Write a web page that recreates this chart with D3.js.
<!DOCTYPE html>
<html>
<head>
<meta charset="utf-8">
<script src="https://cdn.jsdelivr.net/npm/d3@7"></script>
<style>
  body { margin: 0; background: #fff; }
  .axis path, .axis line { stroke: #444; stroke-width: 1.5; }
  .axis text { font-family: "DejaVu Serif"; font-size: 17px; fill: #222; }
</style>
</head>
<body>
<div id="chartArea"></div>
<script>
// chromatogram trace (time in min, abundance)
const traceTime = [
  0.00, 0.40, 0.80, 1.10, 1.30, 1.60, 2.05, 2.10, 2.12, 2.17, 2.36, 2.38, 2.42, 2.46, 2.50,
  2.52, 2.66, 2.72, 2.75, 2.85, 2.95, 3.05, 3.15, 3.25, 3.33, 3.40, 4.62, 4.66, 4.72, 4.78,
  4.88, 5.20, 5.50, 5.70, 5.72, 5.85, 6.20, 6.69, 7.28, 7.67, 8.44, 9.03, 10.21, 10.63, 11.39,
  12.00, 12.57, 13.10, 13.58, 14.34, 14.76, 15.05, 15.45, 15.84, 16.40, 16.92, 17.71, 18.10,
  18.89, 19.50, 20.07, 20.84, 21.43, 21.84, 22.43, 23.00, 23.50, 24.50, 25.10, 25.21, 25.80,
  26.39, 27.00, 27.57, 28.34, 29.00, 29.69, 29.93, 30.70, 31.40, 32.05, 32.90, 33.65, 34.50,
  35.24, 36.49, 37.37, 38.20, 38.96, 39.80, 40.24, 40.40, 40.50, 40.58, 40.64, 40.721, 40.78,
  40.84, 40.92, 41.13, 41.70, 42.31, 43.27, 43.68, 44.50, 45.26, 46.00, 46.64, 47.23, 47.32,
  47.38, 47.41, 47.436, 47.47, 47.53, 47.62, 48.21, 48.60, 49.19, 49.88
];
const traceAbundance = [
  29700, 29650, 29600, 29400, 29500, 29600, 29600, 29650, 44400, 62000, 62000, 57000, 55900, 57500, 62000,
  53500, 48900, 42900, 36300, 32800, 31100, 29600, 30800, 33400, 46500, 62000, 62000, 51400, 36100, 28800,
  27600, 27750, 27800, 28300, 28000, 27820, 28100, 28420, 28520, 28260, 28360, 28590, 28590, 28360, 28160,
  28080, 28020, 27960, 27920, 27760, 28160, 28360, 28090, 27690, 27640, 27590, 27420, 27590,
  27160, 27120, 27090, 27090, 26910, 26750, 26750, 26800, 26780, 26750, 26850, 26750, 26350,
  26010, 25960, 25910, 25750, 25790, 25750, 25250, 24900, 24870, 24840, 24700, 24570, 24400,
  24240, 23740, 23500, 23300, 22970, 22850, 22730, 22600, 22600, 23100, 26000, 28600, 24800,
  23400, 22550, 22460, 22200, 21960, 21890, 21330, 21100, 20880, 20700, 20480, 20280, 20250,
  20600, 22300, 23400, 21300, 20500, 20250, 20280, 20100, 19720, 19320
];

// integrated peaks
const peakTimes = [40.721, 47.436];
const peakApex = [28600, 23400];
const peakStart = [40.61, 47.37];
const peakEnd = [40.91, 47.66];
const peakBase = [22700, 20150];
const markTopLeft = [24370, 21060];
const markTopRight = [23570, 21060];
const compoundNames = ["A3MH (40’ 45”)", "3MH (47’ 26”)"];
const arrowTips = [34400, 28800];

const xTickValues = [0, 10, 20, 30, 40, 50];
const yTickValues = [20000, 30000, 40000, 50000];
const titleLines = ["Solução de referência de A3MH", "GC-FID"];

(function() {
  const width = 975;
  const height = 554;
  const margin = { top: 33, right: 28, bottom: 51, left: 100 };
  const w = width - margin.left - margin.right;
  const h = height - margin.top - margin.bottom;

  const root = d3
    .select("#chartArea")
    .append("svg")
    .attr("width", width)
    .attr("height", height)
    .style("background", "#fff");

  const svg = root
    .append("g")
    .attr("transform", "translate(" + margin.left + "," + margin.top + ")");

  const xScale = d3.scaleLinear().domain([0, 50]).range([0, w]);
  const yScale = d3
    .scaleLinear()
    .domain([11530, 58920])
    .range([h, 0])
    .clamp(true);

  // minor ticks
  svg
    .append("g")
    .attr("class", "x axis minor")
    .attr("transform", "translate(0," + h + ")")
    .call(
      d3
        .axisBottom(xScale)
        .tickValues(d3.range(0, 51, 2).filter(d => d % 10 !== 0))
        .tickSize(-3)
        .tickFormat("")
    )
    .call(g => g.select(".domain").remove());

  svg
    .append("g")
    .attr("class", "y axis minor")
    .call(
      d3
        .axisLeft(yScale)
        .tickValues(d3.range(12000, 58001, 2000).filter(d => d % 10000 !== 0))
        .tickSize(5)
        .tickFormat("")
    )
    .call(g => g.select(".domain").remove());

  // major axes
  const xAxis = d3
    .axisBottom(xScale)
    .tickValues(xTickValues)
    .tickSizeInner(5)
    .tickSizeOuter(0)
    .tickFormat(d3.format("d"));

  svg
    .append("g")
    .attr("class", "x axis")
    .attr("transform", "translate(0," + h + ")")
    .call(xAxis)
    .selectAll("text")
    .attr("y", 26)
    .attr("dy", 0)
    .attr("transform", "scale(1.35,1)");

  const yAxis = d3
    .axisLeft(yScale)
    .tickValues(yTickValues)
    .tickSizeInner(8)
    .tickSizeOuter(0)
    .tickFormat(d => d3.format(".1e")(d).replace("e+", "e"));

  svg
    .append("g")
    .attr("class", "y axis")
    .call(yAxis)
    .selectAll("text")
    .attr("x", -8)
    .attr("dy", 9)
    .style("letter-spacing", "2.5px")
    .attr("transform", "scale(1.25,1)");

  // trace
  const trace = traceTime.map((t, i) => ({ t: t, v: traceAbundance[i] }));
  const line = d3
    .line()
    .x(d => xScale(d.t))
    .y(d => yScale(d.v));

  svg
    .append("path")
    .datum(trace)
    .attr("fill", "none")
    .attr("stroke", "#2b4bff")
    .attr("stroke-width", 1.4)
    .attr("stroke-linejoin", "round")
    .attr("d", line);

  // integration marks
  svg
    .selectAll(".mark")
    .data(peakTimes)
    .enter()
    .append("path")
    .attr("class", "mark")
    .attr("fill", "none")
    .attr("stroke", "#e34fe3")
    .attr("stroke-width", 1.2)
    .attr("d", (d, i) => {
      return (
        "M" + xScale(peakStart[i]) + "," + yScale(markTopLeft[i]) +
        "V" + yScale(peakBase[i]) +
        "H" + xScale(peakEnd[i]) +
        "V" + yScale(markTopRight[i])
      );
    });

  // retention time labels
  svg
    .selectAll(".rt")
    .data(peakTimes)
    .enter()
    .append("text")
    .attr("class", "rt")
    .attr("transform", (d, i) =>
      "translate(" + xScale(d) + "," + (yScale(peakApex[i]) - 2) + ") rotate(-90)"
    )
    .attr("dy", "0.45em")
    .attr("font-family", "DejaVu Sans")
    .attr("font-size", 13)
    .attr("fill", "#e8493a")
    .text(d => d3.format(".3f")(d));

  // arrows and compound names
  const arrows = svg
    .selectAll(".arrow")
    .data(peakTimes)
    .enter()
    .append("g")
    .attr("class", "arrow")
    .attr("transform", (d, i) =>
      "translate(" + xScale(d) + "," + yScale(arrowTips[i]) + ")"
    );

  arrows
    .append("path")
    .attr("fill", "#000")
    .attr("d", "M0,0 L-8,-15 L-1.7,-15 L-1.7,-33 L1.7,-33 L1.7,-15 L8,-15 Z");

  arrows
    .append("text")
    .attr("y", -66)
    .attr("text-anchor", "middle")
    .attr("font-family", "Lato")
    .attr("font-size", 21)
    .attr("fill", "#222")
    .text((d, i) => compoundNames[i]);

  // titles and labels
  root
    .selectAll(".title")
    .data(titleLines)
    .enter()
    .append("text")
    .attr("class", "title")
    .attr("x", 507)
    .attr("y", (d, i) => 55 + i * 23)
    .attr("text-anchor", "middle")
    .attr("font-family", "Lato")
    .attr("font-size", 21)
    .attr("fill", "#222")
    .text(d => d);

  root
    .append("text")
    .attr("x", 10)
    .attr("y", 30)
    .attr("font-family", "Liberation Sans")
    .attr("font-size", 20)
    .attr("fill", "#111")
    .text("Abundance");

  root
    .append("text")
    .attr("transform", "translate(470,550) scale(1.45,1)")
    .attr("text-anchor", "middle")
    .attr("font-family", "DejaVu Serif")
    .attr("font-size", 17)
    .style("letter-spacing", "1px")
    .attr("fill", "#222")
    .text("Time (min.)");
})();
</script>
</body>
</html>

********

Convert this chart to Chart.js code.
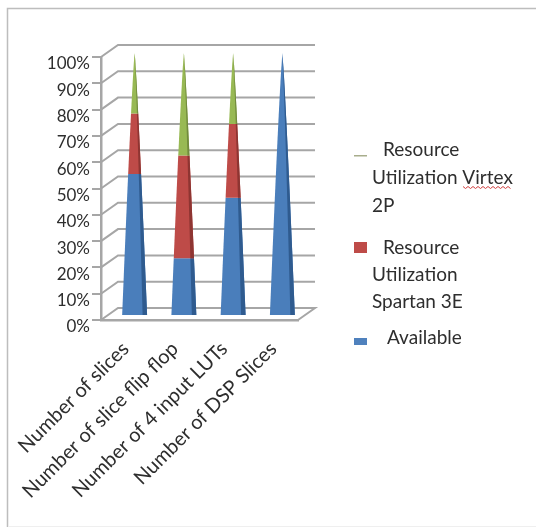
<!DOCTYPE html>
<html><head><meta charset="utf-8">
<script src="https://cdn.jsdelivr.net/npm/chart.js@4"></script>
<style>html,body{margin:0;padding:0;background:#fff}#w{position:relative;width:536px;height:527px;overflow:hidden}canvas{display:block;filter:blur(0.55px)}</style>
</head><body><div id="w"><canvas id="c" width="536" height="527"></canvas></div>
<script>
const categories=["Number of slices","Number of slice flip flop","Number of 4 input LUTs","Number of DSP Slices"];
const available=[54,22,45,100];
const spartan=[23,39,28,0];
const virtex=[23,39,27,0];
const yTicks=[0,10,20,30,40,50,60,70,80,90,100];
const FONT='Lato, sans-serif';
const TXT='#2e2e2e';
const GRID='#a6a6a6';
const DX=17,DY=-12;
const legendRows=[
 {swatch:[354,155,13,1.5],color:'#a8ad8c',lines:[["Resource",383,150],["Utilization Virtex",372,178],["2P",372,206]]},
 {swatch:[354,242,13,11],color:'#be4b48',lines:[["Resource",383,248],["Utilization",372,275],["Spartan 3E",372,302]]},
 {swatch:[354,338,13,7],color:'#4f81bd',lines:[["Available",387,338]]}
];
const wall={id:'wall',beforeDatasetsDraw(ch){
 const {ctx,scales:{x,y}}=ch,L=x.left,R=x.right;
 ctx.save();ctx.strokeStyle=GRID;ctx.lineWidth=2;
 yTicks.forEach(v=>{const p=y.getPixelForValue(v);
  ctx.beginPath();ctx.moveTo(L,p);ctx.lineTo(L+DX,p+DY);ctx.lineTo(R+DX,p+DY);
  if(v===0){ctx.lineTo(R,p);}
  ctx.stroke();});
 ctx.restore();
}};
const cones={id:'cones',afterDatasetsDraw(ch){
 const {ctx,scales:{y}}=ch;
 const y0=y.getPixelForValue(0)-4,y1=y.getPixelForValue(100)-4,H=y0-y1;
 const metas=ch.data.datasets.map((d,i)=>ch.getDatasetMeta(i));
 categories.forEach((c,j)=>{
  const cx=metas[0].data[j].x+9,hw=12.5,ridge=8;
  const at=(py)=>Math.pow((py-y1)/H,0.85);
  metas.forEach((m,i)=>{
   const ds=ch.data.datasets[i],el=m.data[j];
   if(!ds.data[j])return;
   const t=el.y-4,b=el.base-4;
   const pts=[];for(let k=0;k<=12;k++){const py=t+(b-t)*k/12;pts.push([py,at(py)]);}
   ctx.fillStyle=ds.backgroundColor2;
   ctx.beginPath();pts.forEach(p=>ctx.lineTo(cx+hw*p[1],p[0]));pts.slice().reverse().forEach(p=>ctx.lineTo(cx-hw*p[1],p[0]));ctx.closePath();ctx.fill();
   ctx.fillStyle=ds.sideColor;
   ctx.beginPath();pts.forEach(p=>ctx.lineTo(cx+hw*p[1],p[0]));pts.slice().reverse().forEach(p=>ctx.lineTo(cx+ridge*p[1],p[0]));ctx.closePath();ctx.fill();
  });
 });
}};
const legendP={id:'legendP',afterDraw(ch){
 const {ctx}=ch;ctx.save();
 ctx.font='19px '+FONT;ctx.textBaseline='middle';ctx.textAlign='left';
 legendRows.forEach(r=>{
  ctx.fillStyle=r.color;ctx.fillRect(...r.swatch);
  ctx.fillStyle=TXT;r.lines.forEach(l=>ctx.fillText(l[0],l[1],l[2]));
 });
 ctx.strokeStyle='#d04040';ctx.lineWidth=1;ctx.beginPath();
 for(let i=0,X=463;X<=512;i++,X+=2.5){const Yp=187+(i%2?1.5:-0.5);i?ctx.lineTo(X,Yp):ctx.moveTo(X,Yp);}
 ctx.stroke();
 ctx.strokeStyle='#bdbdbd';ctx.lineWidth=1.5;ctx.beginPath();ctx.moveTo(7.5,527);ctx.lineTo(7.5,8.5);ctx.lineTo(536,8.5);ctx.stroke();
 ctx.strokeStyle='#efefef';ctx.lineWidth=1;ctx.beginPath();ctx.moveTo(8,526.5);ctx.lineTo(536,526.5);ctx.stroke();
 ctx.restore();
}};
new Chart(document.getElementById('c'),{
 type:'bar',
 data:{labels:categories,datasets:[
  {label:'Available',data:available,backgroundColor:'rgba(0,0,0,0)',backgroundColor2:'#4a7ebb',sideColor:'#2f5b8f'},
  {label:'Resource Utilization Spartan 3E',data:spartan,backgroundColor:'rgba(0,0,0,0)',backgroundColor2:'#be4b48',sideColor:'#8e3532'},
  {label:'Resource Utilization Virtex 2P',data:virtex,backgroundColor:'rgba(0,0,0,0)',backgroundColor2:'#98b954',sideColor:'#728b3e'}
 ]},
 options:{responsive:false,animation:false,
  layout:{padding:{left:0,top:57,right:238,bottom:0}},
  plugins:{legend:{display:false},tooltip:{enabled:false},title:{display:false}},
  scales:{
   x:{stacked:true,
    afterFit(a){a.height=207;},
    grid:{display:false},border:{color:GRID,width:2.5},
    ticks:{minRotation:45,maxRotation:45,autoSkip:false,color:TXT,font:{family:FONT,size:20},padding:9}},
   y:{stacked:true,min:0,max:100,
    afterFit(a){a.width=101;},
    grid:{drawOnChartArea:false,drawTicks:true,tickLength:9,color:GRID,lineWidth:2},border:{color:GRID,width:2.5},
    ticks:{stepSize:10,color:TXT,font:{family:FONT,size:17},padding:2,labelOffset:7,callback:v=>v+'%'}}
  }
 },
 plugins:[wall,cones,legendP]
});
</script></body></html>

********

Requirements: Select the lines from the entries that include the word "this".

Solution to the exercise:
Write a web page that recreates this chart with D3.js.
Convert this chart to Chart.js code.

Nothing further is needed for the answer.